Perhaps more notable is the backing from former State Assemblyman Fred Keeley, who in 1998 — when he represented Monterey Bay — sponsored legislation to require the CPUC to develop a viable alternative water project to the defunct Carmel River Dam proposal. Desal was the option the CPUC proposed.

“It is my opinion that numerous past water supply proposals have failed, at least in part,” Keeley wrote in a Feb. 20 letter to Burnett, “because of the lack of united community support and leadership for a specific project that is technically and legally viable, cost effective and which affords meaningful public participation and oversight.”
Keeley went on to say that the mayors group and its leadership may now “assist in achieving a successful project” as long as Cal Am meets the conditions set by the group.

Keeley’s support bodes well, Burnett said, because he was influential early on in the Monterey Peninsula’s quest for an alternative water supply to the Carmel River, the Peninsula’s primary water source.

“I think the CPUC will take note because he is saying our position is consistent with his original legislation, which is the legislation the CPUC is following,” Burnett said.

The Monterey County Board of Supervisors, Monterey Peninsula Water Management District and, the Coalition of Peninsula Businesses also back the mayors’ position on Cal Am’s proposed project.

Julie Packard, executive director of the Monterey Bay Aquarium, sent a letter Feb. 19 to mayors group President Chuck Della Sala saying the Aquarium supports the group’s position and that a secure water supply is vital to the Aquarium’s mission as a visitor-serving business.

“Restrictions on water supply would severely decrease the number of visitors we are able to serve,” Packard said. “If hotels have to limit their room availability because of insufficient water supplies, a majority of our visitors would be less likely to visit.”

“The Aquarium has, of course, an interest in the community finding a water solution but to do it in a way that protects the marine environment,” said Burnett, Packard’s nephew.

In their position statement, the mayors support a desal operation such as Cal Am’s proposal that uses wells to draw source water from the ocean instead of open ocean intakes, which are widely frowned upon for their negative environmental impacts.


Not everyone supportive

While Burnett and the mayors groups has been widely praised for its efforts, Pacific Grove City Councilman Dan Miller contends the group is ignoring other potentially viable projects.

In a council meeting last week — and in conversations with The Pine Cone afterward — Miller had harsh words about the mayors’ and specifically Burnett’s role in the water issues.

“I do not any longer want to give money from the city of Pacific Grove to what appears more and more to me is being used as a grandstand for the mayor of Carmel,” Miller said.

Miller’s comments were made before the council voted 6-1 — Miller dissenting — to continue to help finance the mayors’ water group with a $32,000 check.

Miller has long been critical of Cal Am and instead has supported a competing desal project in Moss Landing proposed by developer Nader Agha.

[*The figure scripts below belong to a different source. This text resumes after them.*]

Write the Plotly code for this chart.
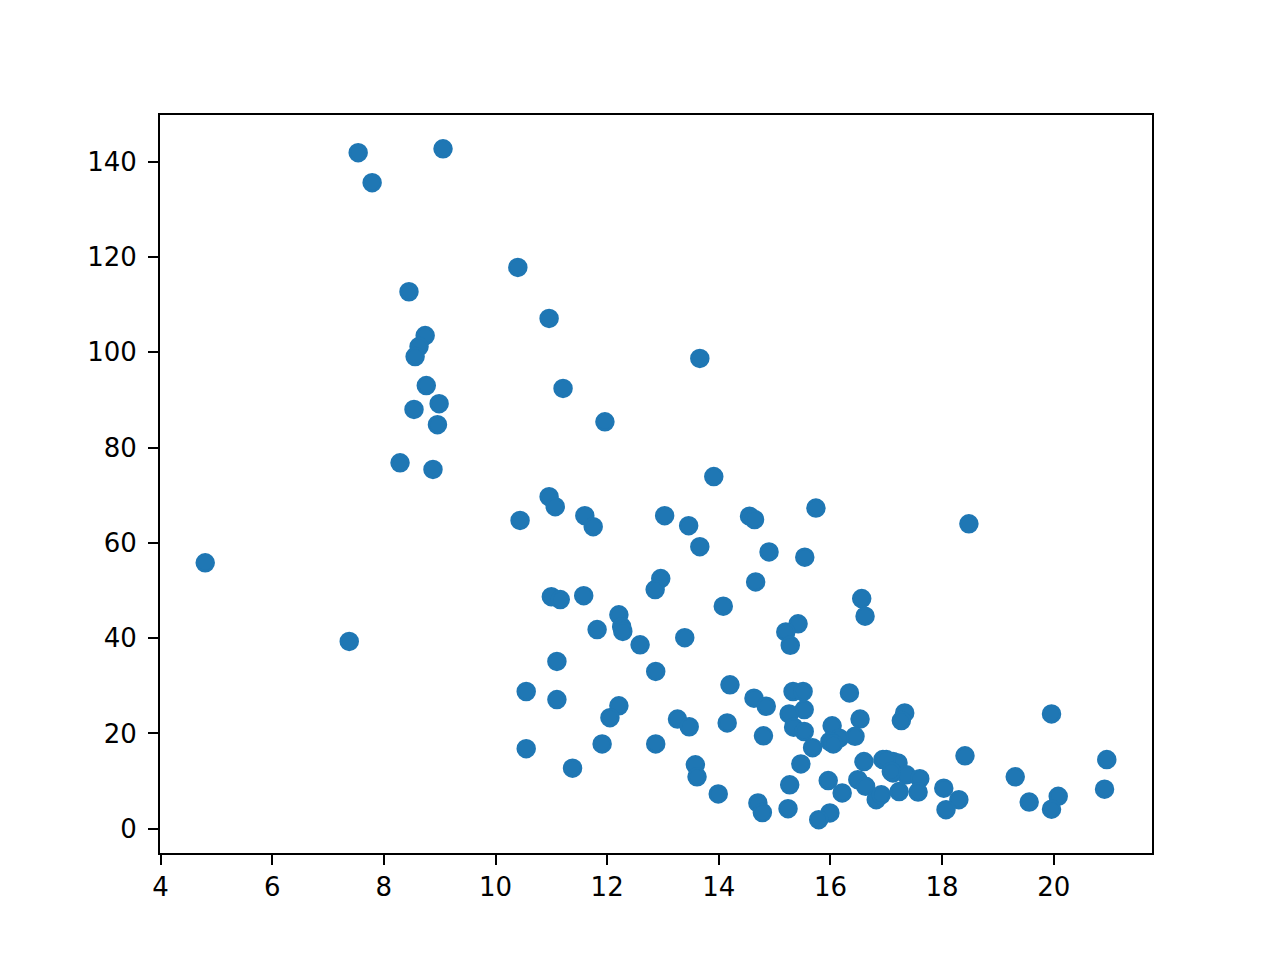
import plotly.graph_objects as go

x_vals = [
    4.80, 7.38, 7.54, 7.79, 9.06, 8.45, 8.74, 8.63, 8.56, 8.76, 8.99, 8.54, 8.96, 8.29, 8.88,
    10.40, 10.96, 11.21, 11.96, 13.66, 13.91, 10.96, 10.44, 11.07, 11.60, 11.75, 13.03, 13.46,
    13.66, 12.96, 12.86, 11.00, 11.16, 11.58, 12.21, 12.26, 12.28, 11.82, 12.59, 13.39, 11.10,
    12.87, 10.55, 11.10, 12.21, 12.05, 13.26, 13.47, 14.15, 14.20, 14.08, 10.55, 11.91, 12.87,
    11.38, 13.58, 13.61, 13.99, 14.55, 14.64, 15.74, 18.48, 14.90, 15.54, 14.66, 16.56, 16.62,
    15.42, 15.20, 15.28, 14.63, 14.85, 15.33, 15.51, 16.34, 15.53, 15.26, 15.34, 15.53, 14.80,
    16.03, 16.53, 17.33, 17.27, 16.44, 16.16, 15.99, 16.05, 15.68, 15.47, 16.60, 16.94, 17.12,
    17.21, 17.12, 17.36, 17.60, 18.41, 15.27, 15.96, 16.49, 16.63, 16.21, 16.82, 16.91, 17.23,
    17.57, 18.03, 18.30, 18.07, 14.70, 14.78, 15.24, 15.99, 15.79, 19.96, 20.95, 19.31, 20.91,
    19.56, 20.08, 19.96, 17.00, 17.09,
]
y_vals = [
    55.8, 39.3, 141.9, 135.6, 142.7, 112.7, 103.5, 101.2, 99.1, 93.0, 89.2, 88.0, 84.8, 76.8, 75.4,
    117.8, 107.1, 92.4, 85.4, 98.7, 73.9, 69.7, 64.7, 67.6, 65.7, 63.4, 65.7, 63.6,
    59.2, 52.5, 50.2, 48.7, 48.1, 48.9, 44.9, 42.4, 41.4, 41.8, 38.6, 40.1, 35.1,
    33.0, 28.8, 27.1, 25.8, 23.3, 23.0, 21.4, 22.2, 30.2, 46.7, 16.8, 17.8, 17.8,
    12.7, 13.4, 10.9, 7.3, 65.6, 64.9, 67.3, 64.0, 58.1, 57.0, 51.8, 48.3, 44.6,
    43.0, 41.3, 38.5, 27.4, 25.7, 28.8, 28.8, 28.5, 25.0, 24.1, 21.3, 20.4, 19.5,
    21.6, 23.0, 24.3, 22.7, 19.4, 19.0, 18.3, 17.8, 17.0, 13.6, 14.1, 14.5, 14.1,
    13.8, 11.7, 11.3, 10.5, 15.3, 9.2, 10.1, 10.3, 8.9, 7.5, 6.1, 7.1, 7.8,
    7.7, 8.5, 6.1, 4.0, 5.4, 3.4, 4.2, 3.3, 1.9, 24.1, 14.5, 10.9, 8.3,
    5.6, 6.8, 4.1, 14.5, 12.0,
]

x_ticks = [4, 6, 8, 10, 12, 14, 16, 18, 20]
y_ticks = [0, 20, 40, 60, 80, 100, 120, 140]

fig = go.Figure(
    go.Scatter(
        x=x_vals, y=y_vals, mode="markers",
        marker=dict(color="#1f77b4", size=17, line=dict(color="#1f77b4", width=2.5)),
    )
)

axis_common = dict(
    showgrid=False, zeroline=False, showline=True, linecolor="black", linewidth=2,
    mirror=True, ticks="outside", ticklen=10, tickwidth=2, tickcolor="black",
    tickfont=dict(family="DejaVu Sans", size=26, color="black"),
)

fig.update_layout(
    width=1280, height=960,
    margin=dict(l=152, r=136, t=107, b=115),
    paper_bgcolor="white", plot_bgcolor="white",
    showlegend=False,
    xaxis=dict(range=[3.99, 21.76], tickvals=x_ticks, ticktext=[str(v) for v in x_ticks], **axis_common),
    yaxis=dict(range=[-5.1, 149.8], tickvals=y_ticks, ticktext=[str(v) for v in y_ticks],
               ticklabelstandoff=6, **axis_common),
)

fig.write_html("out.html")
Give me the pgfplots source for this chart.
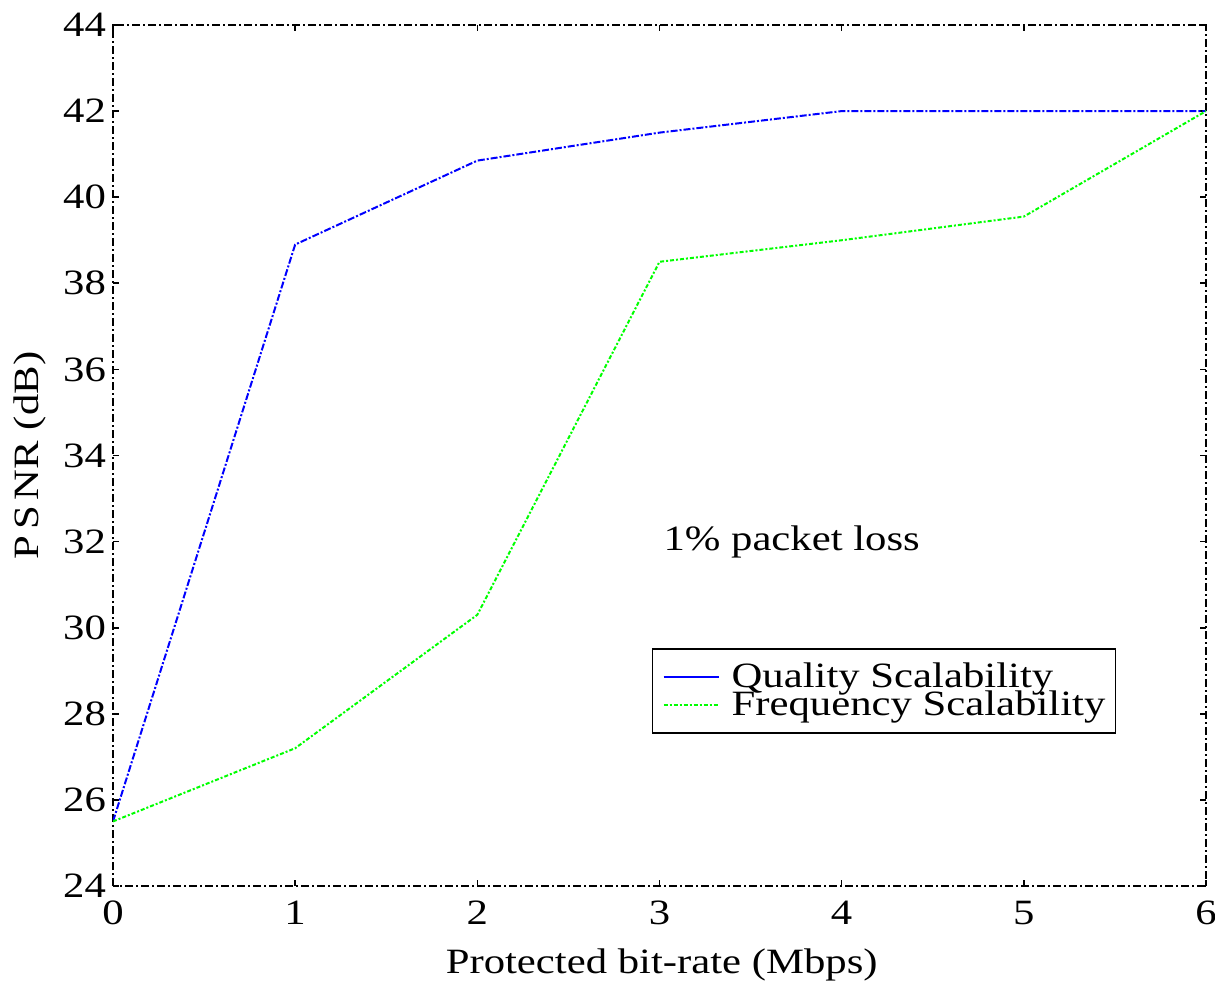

Last year, the Pacific Grove City Council voted 5-2 to be the public partner for Agha’s project.

“My belief is that Mr. Burnett is doing all of this and ignoring [Agha’s] project because his city wasn’t at the forefront of getting things done,” Miller told The Pine Cone, referring to Pacific Grove’s backing of Agha’s project.

But Agha’s project has taken some bizarre turns. In December 2012, San Francisco Bay Area businessman Don Lew suddenly announced at a council meeting he was taking over Agha’s project and renaming it. Then, a financing deal between Lew and Agha collapsed, and Lew is no longer involved.

While Burnett wouldn’t respond to Miller’s comments, he pointed to the overwhelming support the mayors have received for their efforts.

“I think that level of consensus has not been seen in this community for a generation,” Burnett said, “and it’s that consensus we need to move a water project forward.”